Modern India's fundamentalists don't talk about rebirth and fatalism. Instead, they like to flirt with Christian concepts such as 'salvation' and 'consecration' and 'heaven' in the sense of the infinite acres of celestial real estate awaiting the devout deceased. And why not? The uncertain rewards of a million rebirths are nothing when compared to the instant gratification offered by 'World without end, Amen!'

Like many adolescents, modern India blames one of her parents for all her failings, in this case, the colonial father. He is blamed for everything, from the low self-image to the lack of prestige in the international arena. His names are removed from city streets and his memory is constantly being dishonoured. He is accused of having assaulted the chaste and unblemished mother culture, who, if not for her unfortunate historical encounter would have sailed into the 20th century with her head held high. The inheritance of industries, railways, fiscal and legislative structures are treated with contempt and suspicion.

But India responds like a typically father-fixated daughter to the first sugar daddy nation who happens to court her with fast food and soft drinks.

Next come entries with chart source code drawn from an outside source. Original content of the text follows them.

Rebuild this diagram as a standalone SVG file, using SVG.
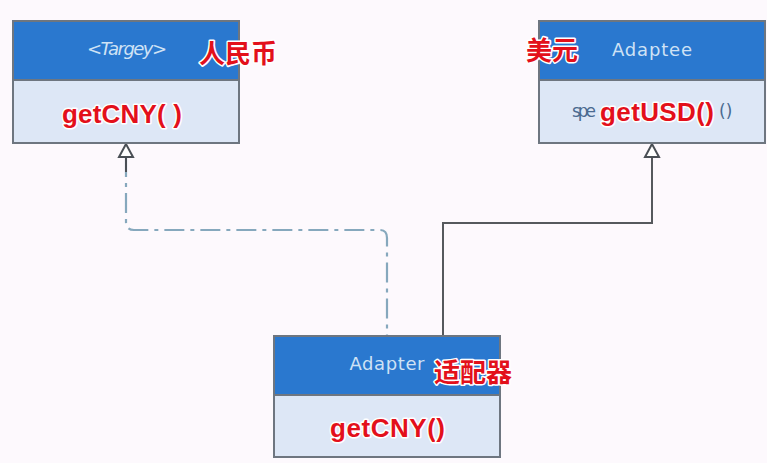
<svg xmlns="http://www.w3.org/2000/svg" width="767" height="463" viewBox="0 0 767 463">
<style>
.hdr{fill:#2a78cf;stroke:#6e7680;stroke-width:2}
.body{fill:#dde7f6;stroke:#6e7680;stroke-width:2}
.name{font-family:"DejaVu Sans","Lato",sans-serif;font-size:18px;fill:#cfe2f5;text-anchor:middle}
.red{font-family:"Liberation Sans","Noto Sans CJK SC",sans-serif;font-weight:bold;font-size:26px;fill:#e3101b;stroke:#ffffff;stroke-width:3;paint-order:stroke;stroke-linejoin:round}
.meth{font-family:"DejaVu Sans","Lato",sans-serif;font-size:17px;fill:#4a6a90}
.tri{fill:#ffffff;stroke:#4a4f55;stroke-width:2}
</style>
<rect width="767" height="463" fill="#fdf9fd"/>
<g id="connectors" fill="none">
  <path d="M126,157 V222 Q126,230 134,230 H380 Q387,230 387,238 V336" stroke="#86a8bd" stroke-width="2.2" stroke-dasharray="20,6,4,6"/>
  <path d="M126,157 V172" stroke="#4a4f55" stroke-width="2"/>
  <path d="M652,157 V223 H443 V336" stroke="#56595d" stroke-width="2"/>
  <polygon class="tri" points="126,144 119,157 133,157"/>
  <polygon class="tri" points="652,144 645,157 659,157"/>
</g>
<g id="target">
  <rect class="body" x="13" y="80" width="226" height="63"/>
  <rect class="hdr" x="13" y="21" width="226" height="59"/>
  <text class="name" x="127" y="55" font-style="italic" textLength="80">&lt;Targey&gt;</text>
  <text class="red" x="199" y="63">人民币</text>
  <text class="red" x="62" y="123" textLength="120">getCNY( )</text>
</g>
<g id="adaptee">
  <rect class="body" x="539" y="80" width="226" height="63"/>
  <rect class="hdr" x="539" y="21" width="226" height="59"/>
  <text class="name" x="652" y="56" textLength="80">Adaptee</text>
  <text class="red" x="526" y="60">美元</text>
  <text class="meth" x="572" y="117" textLength="24">spe</text>
  <text class="meth" x="719" y="117">()</text>
  <text class="red" x="600" y="121" textLength="114">getUSD()</text>
</g>
<g id="adapter">
  <rect class="body" x="274" y="395" width="226" height="62"/>
  <rect class="hdr" x="274" y="336" width="226" height="59"/>
  <text class="name" x="387" y="370" textLength="75">Adapter</text>
  <text class="red" x="434" y="382">适配器</text>
  <text class="red" x="330" y="437" textLength="115">getCNY()</text>
</g>
</svg>
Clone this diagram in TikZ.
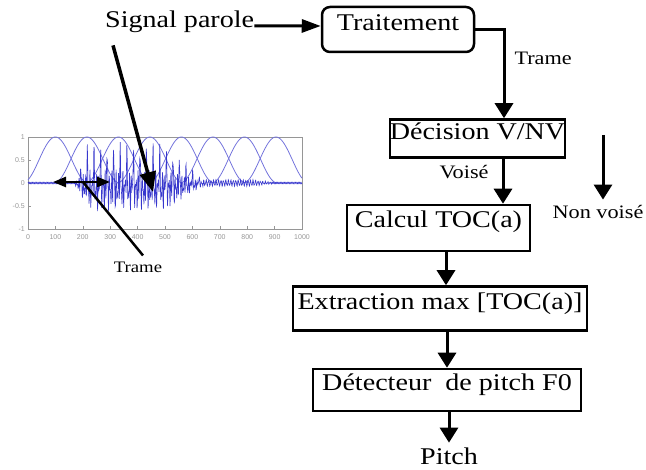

She is unable or unwilling to examine the evidence of the record. That the mother culture was herself just the latest in a series of illegitimate daughters caused by successive invaders. That either there was never any period of perfect chastity or else that in cultural terms, innocence is a severe liability. It creates an atmosphere of indifference to the tide of change that is constantly lapping at the shores of reality. It breeds incompetence and is an irresistible lure for more vigorous cultures. Particularly when there are resources to be plundered, weaknesses to be exploited.

The results of the recent election provide a tempting subject of psychoanalysis. Conveniently, three political entities have emerged inviting a comparison to the basic Freudian troika of self. The Congress party represents the superego, the hopeless idealist, whose vainglorious rantings skew all plan and projections by raising unattainable goals. The United and Left Fronts represent the pragmatic ego with its homespun austerities and peculiarly unappetising tonics for the nation's ills. And the BJP? The BJP has to be the Id, the source of dark, unspeakable urges, of unexamined passions, of invisible but potent forces.

In a sense, the pubescent Indian nation has been shown that she is in the grip of her turbulent Id, unable to face it, unable to cast it out. Some forms of therapy encourage the patient to act out her repressed desires. Maybe that's what lies in store for us in the weeks ahead. We can only hope that at the end of the exercise, we won't all need electro-shock treatment and padded cells.